__Written problem__
Reproduce the full listing below unchanged, apart from the pictures.

__Provided data__
=-=-=

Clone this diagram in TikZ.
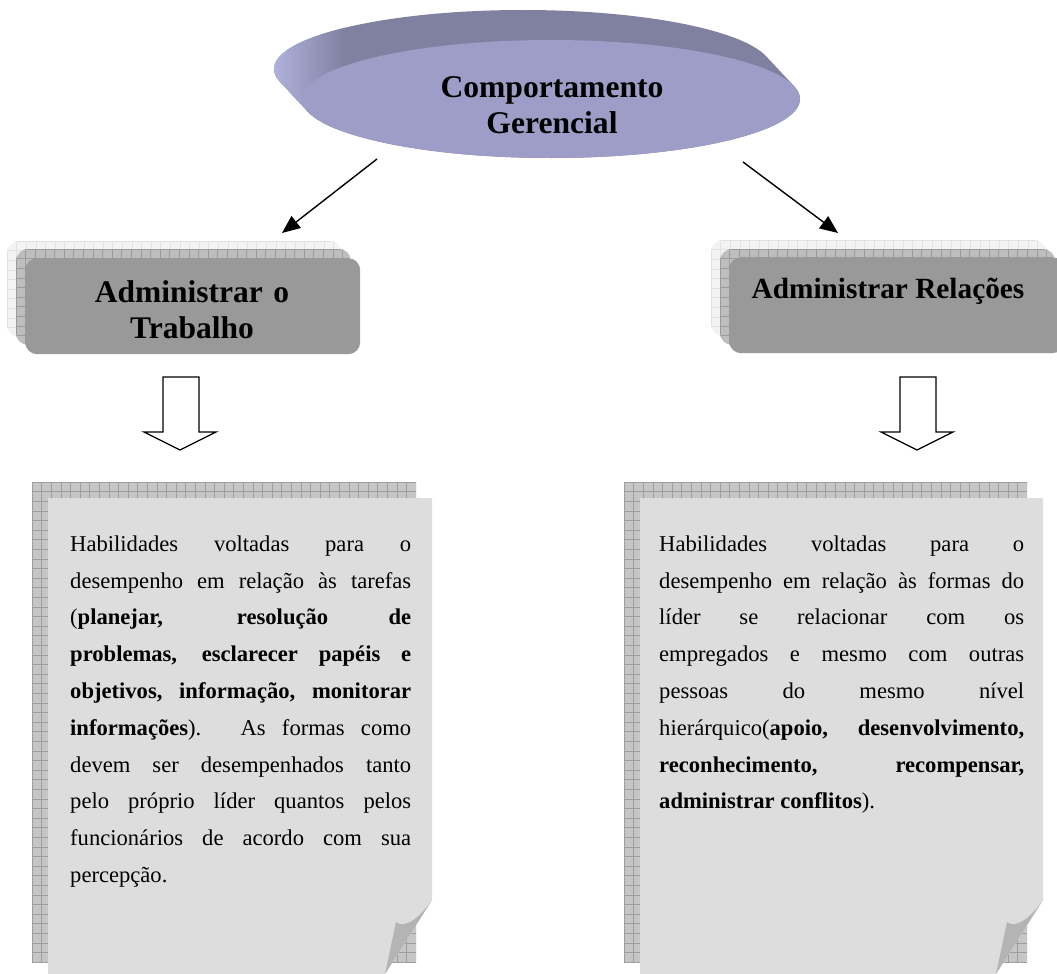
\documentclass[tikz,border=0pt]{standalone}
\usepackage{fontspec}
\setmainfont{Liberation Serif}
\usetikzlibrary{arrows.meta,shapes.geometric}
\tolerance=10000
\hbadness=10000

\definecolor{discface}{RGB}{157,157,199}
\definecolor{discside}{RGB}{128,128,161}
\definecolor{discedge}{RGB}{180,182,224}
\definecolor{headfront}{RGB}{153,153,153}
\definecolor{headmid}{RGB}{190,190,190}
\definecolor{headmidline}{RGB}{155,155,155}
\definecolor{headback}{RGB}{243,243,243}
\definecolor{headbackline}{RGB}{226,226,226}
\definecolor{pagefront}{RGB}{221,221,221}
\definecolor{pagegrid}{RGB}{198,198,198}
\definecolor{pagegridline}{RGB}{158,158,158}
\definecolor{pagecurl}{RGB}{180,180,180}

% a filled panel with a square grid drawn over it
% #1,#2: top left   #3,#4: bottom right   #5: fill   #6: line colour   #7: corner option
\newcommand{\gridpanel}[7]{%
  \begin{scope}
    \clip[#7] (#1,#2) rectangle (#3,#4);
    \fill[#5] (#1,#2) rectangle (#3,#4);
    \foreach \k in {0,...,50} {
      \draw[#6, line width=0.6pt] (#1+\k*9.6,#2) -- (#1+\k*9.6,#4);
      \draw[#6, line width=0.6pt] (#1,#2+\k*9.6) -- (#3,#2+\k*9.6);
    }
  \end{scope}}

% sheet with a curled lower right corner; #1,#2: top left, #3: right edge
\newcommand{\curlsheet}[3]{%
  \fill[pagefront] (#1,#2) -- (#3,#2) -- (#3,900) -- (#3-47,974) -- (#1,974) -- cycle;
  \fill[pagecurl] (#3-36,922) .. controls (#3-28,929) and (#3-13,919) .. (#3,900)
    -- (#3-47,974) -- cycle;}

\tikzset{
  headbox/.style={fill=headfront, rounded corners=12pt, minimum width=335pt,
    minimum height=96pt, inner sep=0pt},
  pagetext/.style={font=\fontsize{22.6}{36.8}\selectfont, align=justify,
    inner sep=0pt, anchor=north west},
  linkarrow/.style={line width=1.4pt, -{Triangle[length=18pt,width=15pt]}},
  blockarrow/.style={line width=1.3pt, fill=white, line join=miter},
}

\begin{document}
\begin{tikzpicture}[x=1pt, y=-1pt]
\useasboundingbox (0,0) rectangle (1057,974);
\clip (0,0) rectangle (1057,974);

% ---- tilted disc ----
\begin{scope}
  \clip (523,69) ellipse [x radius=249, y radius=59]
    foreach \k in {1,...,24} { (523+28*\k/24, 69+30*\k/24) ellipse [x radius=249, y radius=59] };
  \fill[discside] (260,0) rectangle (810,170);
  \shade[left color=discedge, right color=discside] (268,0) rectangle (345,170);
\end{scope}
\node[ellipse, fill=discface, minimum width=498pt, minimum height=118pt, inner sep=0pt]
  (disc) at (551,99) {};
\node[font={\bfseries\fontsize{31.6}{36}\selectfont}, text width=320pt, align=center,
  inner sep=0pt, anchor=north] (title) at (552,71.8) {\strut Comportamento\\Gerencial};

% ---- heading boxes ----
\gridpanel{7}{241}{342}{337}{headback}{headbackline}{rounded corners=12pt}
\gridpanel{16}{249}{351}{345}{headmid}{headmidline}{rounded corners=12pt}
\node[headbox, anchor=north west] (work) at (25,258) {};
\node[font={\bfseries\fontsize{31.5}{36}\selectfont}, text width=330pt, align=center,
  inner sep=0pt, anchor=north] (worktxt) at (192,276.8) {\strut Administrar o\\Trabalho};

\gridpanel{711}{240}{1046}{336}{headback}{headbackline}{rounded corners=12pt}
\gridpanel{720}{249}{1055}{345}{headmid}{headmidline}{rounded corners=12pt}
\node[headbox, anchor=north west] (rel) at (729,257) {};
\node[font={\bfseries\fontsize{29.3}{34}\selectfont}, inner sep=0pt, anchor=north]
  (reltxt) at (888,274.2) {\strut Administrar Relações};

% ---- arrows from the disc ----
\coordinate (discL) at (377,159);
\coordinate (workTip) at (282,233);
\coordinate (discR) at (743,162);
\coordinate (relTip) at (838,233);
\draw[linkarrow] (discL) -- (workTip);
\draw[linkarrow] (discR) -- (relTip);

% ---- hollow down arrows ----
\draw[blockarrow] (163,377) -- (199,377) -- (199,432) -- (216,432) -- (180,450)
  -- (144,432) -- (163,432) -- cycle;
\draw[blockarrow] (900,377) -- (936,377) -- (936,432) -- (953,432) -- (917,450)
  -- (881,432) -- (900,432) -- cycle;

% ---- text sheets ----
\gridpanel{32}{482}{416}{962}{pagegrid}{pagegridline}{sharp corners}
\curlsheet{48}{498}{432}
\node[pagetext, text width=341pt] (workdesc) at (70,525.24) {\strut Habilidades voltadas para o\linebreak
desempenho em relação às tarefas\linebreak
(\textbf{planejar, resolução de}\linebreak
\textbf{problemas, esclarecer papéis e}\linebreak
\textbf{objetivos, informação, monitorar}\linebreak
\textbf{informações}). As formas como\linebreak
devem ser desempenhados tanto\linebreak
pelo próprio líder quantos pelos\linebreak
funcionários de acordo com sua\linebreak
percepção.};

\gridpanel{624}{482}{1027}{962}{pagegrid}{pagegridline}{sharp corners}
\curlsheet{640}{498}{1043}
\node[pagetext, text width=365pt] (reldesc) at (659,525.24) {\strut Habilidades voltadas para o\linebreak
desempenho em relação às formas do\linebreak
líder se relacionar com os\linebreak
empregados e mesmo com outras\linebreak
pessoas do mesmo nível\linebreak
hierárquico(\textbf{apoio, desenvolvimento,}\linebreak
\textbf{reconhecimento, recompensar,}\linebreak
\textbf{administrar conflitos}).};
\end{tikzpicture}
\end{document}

=-=-=

__Solution for this exercise__
Clone this diagram in TikZ.
\documentclass[tikz,border=0pt]{standalone}
\usepackage{fontspec}
\setmainfont{Liberation Serif}
\usetikzlibrary{arrows.meta,shapes.geometric}
\tolerance=10000
\hbadness=10000

\definecolor{discface}{RGB}{157,157,199}
\definecolor{discside}{RGB}{128,128,161}
\definecolor{discedge}{RGB}{180,182,224}
\definecolor{headfront}{RGB}{153,153,153}
\definecolor{headmid}{RGB}{190,190,190}
\definecolor{headmidline}{RGB}{155,155,155}
\definecolor{headback}{RGB}{243,243,243}
\definecolor{headbackline}{RGB}{226,226,226}
\definecolor{pagefront}{RGB}{221,221,221}
\definecolor{pagegrid}{RGB}{198,198,198}
\definecolor{pagegridline}{RGB}{158,158,158}
\definecolor{pagecurl}{RGB}{180,180,180}

% a filled panel with a square grid drawn over it
% #1,#2: top left   #3,#4: bottom right   #5: fill   #6: line colour   #7: corner option
\newcommand{\gridpanel}[7]{%
  \begin{scope}
    \clip[#7] (#1,#2) rectangle (#3,#4);
    \fill[#5] (#1,#2) rectangle (#3,#4);
    \foreach \k in {0,...,50} {
      \draw[#6, line width=0.6pt] (#1+\k*9.6,#2) -- (#1+\k*9.6,#4);
      \draw[#6, line width=0.6pt] (#1,#2+\k*9.6) -- (#3,#2+\k*9.6);
    }
  \end{scope}}

% sheet with a curled lower right corner; #1,#2: top left, #3: right edge
\newcommand{\curlsheet}[3]{%
  \fill[pagefront] (#1,#2) -- (#3,#2) -- (#3,900) -- (#3-47,974) -- (#1,974) -- cycle;
  \fill[pagecurl] (#3-36,922) .. controls (#3-28,929) and (#3-13,919) .. (#3,900)
    -- (#3-47,974) -- cycle;}

\tikzset{
  headbox/.style={fill=headfront, rounded corners=12pt, minimum width=335pt,
    minimum height=96pt, inner sep=0pt},
  pagetext/.style={font=\fontsize{22.6}{36.8}\selectfont, align=justify,
    inner sep=0pt, anchor=north west},
  linkarrow/.style={line width=1.4pt, -{Triangle[length=18pt,width=15pt]}},
  blockarrow/.style={line width=1.3pt, fill=white, line join=miter},
}

\begin{document}
\begin{tikzpicture}[x=1pt, y=-1pt]
\useasboundingbox (0,0) rectangle (1057,974);
\clip (0,0) rectangle (1057,974);

% ---- tilted disc ----
\begin{scope}
  \clip (523,69) ellipse [x radius=249, y radius=59]
    foreach \k in {1,...,24} { (523+28*\k/24, 69+30*\k/24) ellipse [x radius=249, y radius=59] };
  \fill[discside] (260,0) rectangle (810,170);
  \shade[left color=discedge, right color=discside] (268,0) rectangle (345,170);
\end{scope}
\node[ellipse, fill=discface, minimum width=498pt, minimum height=118pt, inner sep=0pt]
  (disc) at (551,99) {};
\node[font={\bfseries\fontsize{31.6}{36}\selectfont}, text width=320pt, align=center,
  inner sep=0pt, anchor=north] (title) at (552,71.8) {\strut Comportamento\\Gerencial};

% ---- heading boxes ----
\gridpanel{7}{241}{342}{337}{headback}{headbackline}{rounded corners=12pt}
\gridpanel{16}{249}{351}{345}{headmid}{headmidline}{rounded corners=12pt}
\node[headbox, anchor=north west] (work) at (25,258) {};
\node[font={\bfseries\fontsize{31.5}{36}\selectfont}, text width=330pt, align=center,
  inner sep=0pt, anchor=north] (worktxt) at (192,276.8) {\strut Administrar o\\Trabalho};

\gridpanel{711}{240}{1046}{336}{headback}{headbackline}{rounded corners=12pt}
\gridpanel{720}{249}{1055}{345}{headmid}{headmidline}{rounded corners=12pt}
\node[headbox, anchor=north west] (rel) at (729,257) {};
\node[font={\bfseries\fontsize{29.3}{34}\selectfont}, inner sep=0pt, anchor=north]
  (reltxt) at (888,274.2) {\strut Administrar Relações};

% ---- arrows from the disc ----
\coordinate (discL) at (377,159);
\coordinate (workTip) at (282,233);
\coordinate (discR) at (743,162);
\coordinate (relTip) at (838,233);
\draw[linkarrow] (discL) -- (workTip);
\draw[linkarrow] (discR) -- (relTip);

% ---- hollow down arrows ----
\draw[blockarrow] (163,377) -- (199,377) -- (199,432) -- (216,432) -- (180,450)
  -- (144,432) -- (163,432) -- cycle;
\draw[blockarrow] (900,377) -- (936,377) -- (936,432) -- (953,432) -- (917,450)
  -- (881,432) -- (900,432) -- cycle;

% ---- text sheets ----
\gridpanel{32}{482}{416}{962}{pagegrid}{pagegridline}{sharp corners}
\curlsheet{48}{498}{432}
\node[pagetext, text width=341pt] (workdesc) at (70,525.24) {\strut Habilidades voltadas para o\linebreak
desempenho em relação às tarefas\linebreak
(\textbf{planejar, resolução de}\linebreak
\textbf{problemas, esclarecer papéis e}\linebreak
\textbf{objetivos, informação, monitorar}\linebreak
\textbf{informações}). As formas como\linebreak
devem ser desempenhados tanto\linebreak
pelo próprio líder quantos pelos\linebreak
funcionários de acordo com sua\linebreak
percepção.};

\gridpanel{624}{482}{1027}{962}{pagegrid}{pagegridline}{sharp corners}
\curlsheet{640}{498}{1043}
\node[pagetext, text width=365pt] (reldesc) at (659,525.24) {\strut Habilidades voltadas para o\linebreak
desempenho em relação às formas do\linebreak
líder se relacionar com os\linebreak
empregados e mesmo com outras\linebreak
pessoas do mesmo nível\linebreak
hierárquico(\textbf{apoio, desenvolvimento,}\linebreak
\textbf{reconhecimento, recompensar,}\linebreak
\textbf{administrar conflitos}).};
\end{tikzpicture}
\end{document}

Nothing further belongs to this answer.